Directive: Write out the listing below exactly, and omit any images you find in it.
BEGIN Information supplied
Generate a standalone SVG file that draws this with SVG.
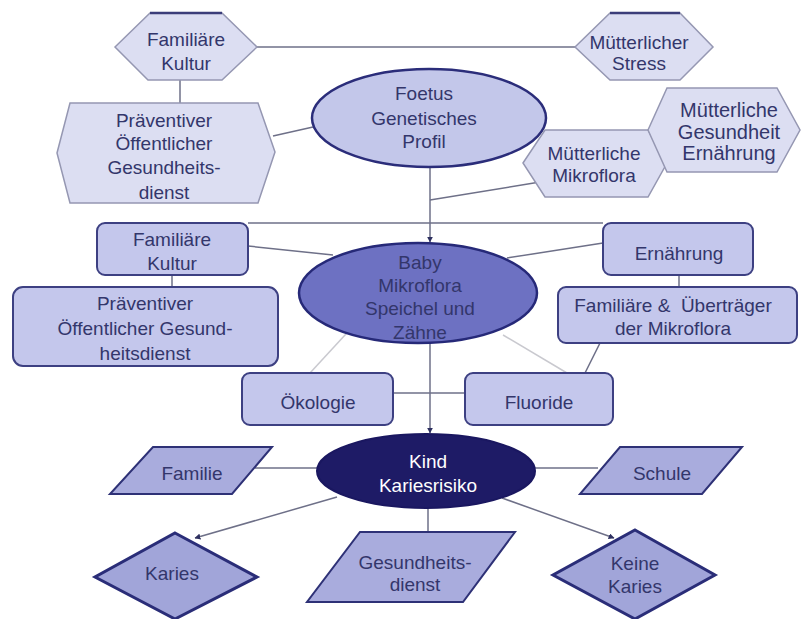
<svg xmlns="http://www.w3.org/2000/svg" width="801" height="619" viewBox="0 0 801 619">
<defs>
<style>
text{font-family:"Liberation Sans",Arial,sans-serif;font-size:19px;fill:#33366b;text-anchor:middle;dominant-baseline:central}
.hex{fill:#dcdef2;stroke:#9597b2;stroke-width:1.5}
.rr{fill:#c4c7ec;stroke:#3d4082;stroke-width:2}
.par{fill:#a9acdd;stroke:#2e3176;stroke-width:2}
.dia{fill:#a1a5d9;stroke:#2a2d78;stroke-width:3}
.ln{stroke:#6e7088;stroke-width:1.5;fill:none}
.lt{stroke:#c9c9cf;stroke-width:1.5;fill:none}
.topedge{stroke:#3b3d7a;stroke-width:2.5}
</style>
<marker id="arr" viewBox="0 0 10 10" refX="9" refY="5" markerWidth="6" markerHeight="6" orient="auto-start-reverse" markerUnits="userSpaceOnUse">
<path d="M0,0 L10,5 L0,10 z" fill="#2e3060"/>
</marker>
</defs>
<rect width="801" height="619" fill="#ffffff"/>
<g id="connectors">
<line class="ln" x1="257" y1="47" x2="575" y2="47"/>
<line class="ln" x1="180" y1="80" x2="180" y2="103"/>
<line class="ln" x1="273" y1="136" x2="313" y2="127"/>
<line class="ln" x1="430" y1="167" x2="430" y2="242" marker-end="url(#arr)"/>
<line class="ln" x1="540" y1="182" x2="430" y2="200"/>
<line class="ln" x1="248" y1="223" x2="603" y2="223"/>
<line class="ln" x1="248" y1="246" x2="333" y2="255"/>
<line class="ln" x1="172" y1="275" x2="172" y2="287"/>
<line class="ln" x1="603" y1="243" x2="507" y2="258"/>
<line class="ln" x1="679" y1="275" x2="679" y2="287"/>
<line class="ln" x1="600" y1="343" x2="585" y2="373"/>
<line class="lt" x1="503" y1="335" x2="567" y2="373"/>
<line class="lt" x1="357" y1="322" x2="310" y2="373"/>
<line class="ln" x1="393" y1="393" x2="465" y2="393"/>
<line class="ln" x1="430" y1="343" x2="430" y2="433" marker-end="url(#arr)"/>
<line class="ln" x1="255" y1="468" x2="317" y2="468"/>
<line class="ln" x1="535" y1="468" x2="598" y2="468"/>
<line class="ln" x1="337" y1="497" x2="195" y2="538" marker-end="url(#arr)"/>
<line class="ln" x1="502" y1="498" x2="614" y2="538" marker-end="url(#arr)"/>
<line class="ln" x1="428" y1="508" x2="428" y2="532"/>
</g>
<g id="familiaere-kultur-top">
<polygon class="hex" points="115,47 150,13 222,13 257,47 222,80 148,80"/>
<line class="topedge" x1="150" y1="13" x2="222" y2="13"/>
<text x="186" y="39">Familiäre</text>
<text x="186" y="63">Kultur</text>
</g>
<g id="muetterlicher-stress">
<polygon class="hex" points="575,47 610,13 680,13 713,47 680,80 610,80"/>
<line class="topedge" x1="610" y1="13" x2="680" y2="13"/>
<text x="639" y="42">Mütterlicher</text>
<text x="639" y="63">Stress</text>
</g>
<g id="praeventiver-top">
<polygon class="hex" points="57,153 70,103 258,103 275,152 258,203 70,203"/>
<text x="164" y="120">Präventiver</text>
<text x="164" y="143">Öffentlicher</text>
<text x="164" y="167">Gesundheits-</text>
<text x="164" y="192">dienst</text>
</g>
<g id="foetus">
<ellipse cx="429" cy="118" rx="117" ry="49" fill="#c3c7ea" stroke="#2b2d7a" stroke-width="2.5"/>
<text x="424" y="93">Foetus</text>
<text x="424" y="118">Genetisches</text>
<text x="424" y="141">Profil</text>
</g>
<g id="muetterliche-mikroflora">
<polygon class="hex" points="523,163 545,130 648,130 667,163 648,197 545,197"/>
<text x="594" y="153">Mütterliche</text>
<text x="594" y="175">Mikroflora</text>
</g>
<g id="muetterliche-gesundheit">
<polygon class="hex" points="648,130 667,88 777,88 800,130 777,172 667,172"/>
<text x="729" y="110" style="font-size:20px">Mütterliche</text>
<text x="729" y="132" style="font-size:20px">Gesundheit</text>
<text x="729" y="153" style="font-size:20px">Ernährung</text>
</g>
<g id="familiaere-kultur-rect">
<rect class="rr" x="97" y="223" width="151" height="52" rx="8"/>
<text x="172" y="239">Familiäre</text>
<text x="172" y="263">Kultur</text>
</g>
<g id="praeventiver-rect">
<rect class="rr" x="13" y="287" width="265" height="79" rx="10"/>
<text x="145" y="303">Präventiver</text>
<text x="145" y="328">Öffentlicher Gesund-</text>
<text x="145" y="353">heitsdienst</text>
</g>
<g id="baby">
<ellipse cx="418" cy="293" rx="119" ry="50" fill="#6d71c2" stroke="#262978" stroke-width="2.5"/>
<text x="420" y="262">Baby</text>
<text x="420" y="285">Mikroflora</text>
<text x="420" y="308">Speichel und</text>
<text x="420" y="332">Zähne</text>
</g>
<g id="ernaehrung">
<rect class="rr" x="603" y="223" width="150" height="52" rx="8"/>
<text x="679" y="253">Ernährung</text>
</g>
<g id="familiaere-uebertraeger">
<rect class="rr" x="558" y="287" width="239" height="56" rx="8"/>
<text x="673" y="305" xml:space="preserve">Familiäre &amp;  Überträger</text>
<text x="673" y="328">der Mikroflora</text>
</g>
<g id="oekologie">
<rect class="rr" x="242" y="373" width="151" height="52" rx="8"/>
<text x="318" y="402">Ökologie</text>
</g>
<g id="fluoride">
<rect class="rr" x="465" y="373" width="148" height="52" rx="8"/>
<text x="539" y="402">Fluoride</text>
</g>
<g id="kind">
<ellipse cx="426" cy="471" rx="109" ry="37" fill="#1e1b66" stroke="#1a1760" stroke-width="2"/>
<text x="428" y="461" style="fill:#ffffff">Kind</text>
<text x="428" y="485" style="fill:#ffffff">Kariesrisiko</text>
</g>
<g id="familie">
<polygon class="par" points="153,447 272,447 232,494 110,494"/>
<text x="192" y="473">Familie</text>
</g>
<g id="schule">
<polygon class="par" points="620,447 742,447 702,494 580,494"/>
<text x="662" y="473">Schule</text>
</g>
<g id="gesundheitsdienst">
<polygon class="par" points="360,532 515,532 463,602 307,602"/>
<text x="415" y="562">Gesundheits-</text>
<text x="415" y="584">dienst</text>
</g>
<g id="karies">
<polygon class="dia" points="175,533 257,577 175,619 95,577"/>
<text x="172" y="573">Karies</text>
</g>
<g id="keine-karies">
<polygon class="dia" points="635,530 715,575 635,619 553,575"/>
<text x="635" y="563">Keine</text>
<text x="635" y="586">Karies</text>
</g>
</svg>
END Information supplied
Response:
Generate a standalone SVG file that draws this with SVG.
<svg xmlns="http://www.w3.org/2000/svg" width="801" height="619" viewBox="0 0 801 619">
<defs>
<style>
text{font-family:"Liberation Sans",Arial,sans-serif;font-size:19px;fill:#33366b;text-anchor:middle;dominant-baseline:central}
.hex{fill:#dcdef2;stroke:#9597b2;stroke-width:1.5}
.rr{fill:#c4c7ec;stroke:#3d4082;stroke-width:2}
.par{fill:#a9acdd;stroke:#2e3176;stroke-width:2}
.dia{fill:#a1a5d9;stroke:#2a2d78;stroke-width:3}
.ln{stroke:#6e7088;stroke-width:1.5;fill:none}
.lt{stroke:#c9c9cf;stroke-width:1.5;fill:none}
.topedge{stroke:#3b3d7a;stroke-width:2.5}
</style>
<marker id="arr" viewBox="0 0 10 10" refX="9" refY="5" markerWidth="6" markerHeight="6" orient="auto-start-reverse" markerUnits="userSpaceOnUse">
<path d="M0,0 L10,5 L0,10 z" fill="#2e3060"/>
</marker>
</defs>
<rect width="801" height="619" fill="#ffffff"/>
<g id="connectors">
<line class="ln" x1="257" y1="47" x2="575" y2="47"/>
<line class="ln" x1="180" y1="80" x2="180" y2="103"/>
<line class="ln" x1="273" y1="136" x2="313" y2="127"/>
<line class="ln" x1="430" y1="167" x2="430" y2="242" marker-end="url(#arr)"/>
<line class="ln" x1="540" y1="182" x2="430" y2="200"/>
<line class="ln" x1="248" y1="223" x2="603" y2="223"/>
<line class="ln" x1="248" y1="246" x2="333" y2="255"/>
<line class="ln" x1="172" y1="275" x2="172" y2="287"/>
<line class="ln" x1="603" y1="243" x2="507" y2="258"/>
<line class="ln" x1="679" y1="275" x2="679" y2="287"/>
<line class="ln" x1="600" y1="343" x2="585" y2="373"/>
<line class="lt" x1="503" y1="335" x2="567" y2="373"/>
<line class="lt" x1="357" y1="322" x2="310" y2="373"/>
<line class="ln" x1="393" y1="393" x2="465" y2="393"/>
<line class="ln" x1="430" y1="343" x2="430" y2="433" marker-end="url(#arr)"/>
<line class="ln" x1="255" y1="468" x2="317" y2="468"/>
<line class="ln" x1="535" y1="468" x2="598" y2="468"/>
<line class="ln" x1="337" y1="497" x2="195" y2="538" marker-end="url(#arr)"/>
<line class="ln" x1="502" y1="498" x2="614" y2="538" marker-end="url(#arr)"/>
<line class="ln" x1="428" y1="508" x2="428" y2="532"/>
</g>
<g id="familiaere-kultur-top">
<polygon class="hex" points="115,47 150,13 222,13 257,47 222,80 148,80"/>
<line class="topedge" x1="150" y1="13" x2="222" y2="13"/>
<text x="186" y="39">Familiäre</text>
<text x="186" y="63">Kultur</text>
</g>
<g id="muetterlicher-stress">
<polygon class="hex" points="575,47 610,13 680,13 713,47 680,80 610,80"/>
<line class="topedge" x1="610" y1="13" x2="680" y2="13"/>
<text x="639" y="42">Mütterlicher</text>
<text x="639" y="63">Stress</text>
</g>
<g id="praeventiver-top">
<polygon class="hex" points="57,153 70,103 258,103 275,152 258,203 70,203"/>
<text x="164" y="120">Präventiver</text>
<text x="164" y="143">Öffentlicher</text>
<text x="164" y="167">Gesundheits-</text>
<text x="164" y="192">dienst</text>
</g>
<g id="foetus">
<ellipse cx="429" cy="118" rx="117" ry="49" fill="#c3c7ea" stroke="#2b2d7a" stroke-width="2.5"/>
<text x="424" y="93">Foetus</text>
<text x="424" y="118">Genetisches</text>
<text x="424" y="141">Profil</text>
</g>
<g id="muetterliche-mikroflora">
<polygon class="hex" points="523,163 545,130 648,130 667,163 648,197 545,197"/>
<text x="594" y="153">Mütterliche</text>
<text x="594" y="175">Mikroflora</text>
</g>
<g id="muetterliche-gesundheit">
<polygon class="hex" points="648,130 667,88 777,88 800,130 777,172 667,172"/>
<text x="729" y="110" style="font-size:20px">Mütterliche</text>
<text x="729" y="132" style="font-size:20px">Gesundheit</text>
<text x="729" y="153" style="font-size:20px">Ernährung</text>
</g>
<g id="familiaere-kultur-rect">
<rect class="rr" x="97" y="223" width="151" height="52" rx="8"/>
<text x="172" y="239">Familiäre</text>
<text x="172" y="263">Kultur</text>
</g>
<g id="praeventiver-rect">
<rect class="rr" x="13" y="287" width="265" height="79" rx="10"/>
<text x="145" y="303">Präventiver</text>
<text x="145" y="328">Öffentlicher Gesund-</text>
<text x="145" y="353">heitsdienst</text>
</g>
<g id="baby">
<ellipse cx="418" cy="293" rx="119" ry="50" fill="#6d71c2" stroke="#262978" stroke-width="2.5"/>
<text x="420" y="262">Baby</text>
<text x="420" y="285">Mikroflora</text>
<text x="420" y="308">Speichel und</text>
<text x="420" y="332">Zähne</text>
</g>
<g id="ernaehrung">
<rect class="rr" x="603" y="223" width="150" height="52" rx="8"/>
<text x="679" y="253">Ernährung</text>
</g>
<g id="familiaere-uebertraeger">
<rect class="rr" x="558" y="287" width="239" height="56" rx="8"/>
<text x="673" y="305" xml:space="preserve">Familiäre &amp;  Überträger</text>
<text x="673" y="328">der Mikroflora</text>
</g>
<g id="oekologie">
<rect class="rr" x="242" y="373" width="151" height="52" rx="8"/>
<text x="318" y="402">Ökologie</text>
</g>
<g id="fluoride">
<rect class="rr" x="465" y="373" width="148" height="52" rx="8"/>
<text x="539" y="402">Fluoride</text>
</g>
<g id="kind">
<ellipse cx="426" cy="471" rx="109" ry="37" fill="#1e1b66" stroke="#1a1760" stroke-width="2"/>
<text x="428" y="461" style="fill:#ffffff">Kind</text>
<text x="428" y="485" style="fill:#ffffff">Kariesrisiko</text>
</g>
<g id="familie">
<polygon class="par" points="153,447 272,447 232,494 110,494"/>
<text x="192" y="473">Familie</text>
</g>
<g id="schule">
<polygon class="par" points="620,447 742,447 702,494 580,494"/>
<text x="662" y="473">Schule</text>
</g>
<g id="gesundheitsdienst">
<polygon class="par" points="360,532 515,532 463,602 307,602"/>
<text x="415" y="562">Gesundheits-</text>
<text x="415" y="584">dienst</text>
</g>
<g id="karies">
<polygon class="dia" points="175,533 257,577 175,619 95,577"/>
<text x="172" y="573">Karies</text>
</g>
<g id="keine-karies">
<polygon class="dia" points="635,530 715,575 635,619 553,575"/>
<text x="635" y="563">Keine</text>
<text x="635" y="586">Karies</text>
</g>
</svg>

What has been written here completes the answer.